No sooner had the Energy Department’s Oak Ridge National Laboratory taken the wraps off of Titan, a 20-petaflop supercomputer that stands to claim the title of world’s fastest, than China announced its plans for a 100-petaflop machine it plans to have up and running by 2015.
So things go in the world of high-performance computing.
The Tianhe-2, being designed by China's National University of Defense Technology, could achieve five times the speed of Titan, but it won’t be sitting in the top spot for long.
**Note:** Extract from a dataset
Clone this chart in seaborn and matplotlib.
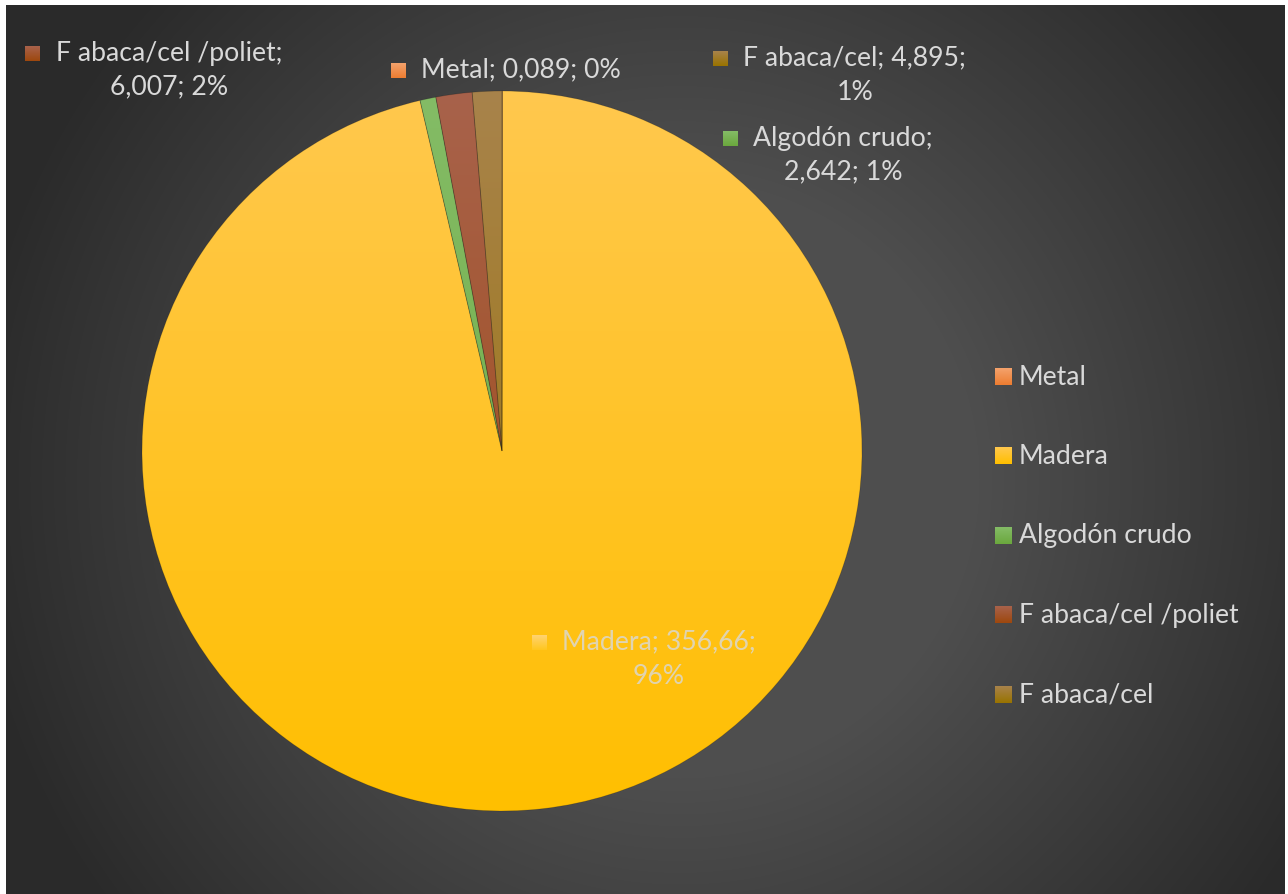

Several national programs are aiming for 1,000 petaflops, or an exaflop, by 2018, IDG News reports.
China, the United States, the European Union and Japan all have exaflops in their sights, Jack Dongarra, a computer scientist at the University of Tennessee who compiles the Top500 list of the world’s fastest supercomputers, told IDG.
The new supercomputer would be China’s second stint in the top spot. The Tianhe-1A (pictured above) took the lead in 2010 with a peak speed on 4.7 petaflops before being eclipsed a year later by Japan’s K Computer, which clocked 10.51 petaflops. A petaflop is a quadrillion — or 1,000 trillion — floating point operations per second.
The K Computer, in turn, was surpassed earlier this year by Lawrence Livermore National Laboratory’s Sequoia, which hit 16.32 petaflops and currently is listed as the fastest, at least until Titan shows up on the next list, expected out later this month.
The newest and fastest supercomputers aren’t just a result of bigger processing power. They’re also being accelerated by the use of graphical processing units -- such as the gaming processors from Nvidia -- in combination with more traditional CPUs and are being constructed within relatively low-power architectures. Titan, for example, is an upgrade of Oak Ridge’s Jaguar, which in 2009 held the fastest title with a then-impressive, 1.75 petaflops. Titan, although more than 10 times faster than Jaguar, takes up the same space and uses only slightly more power.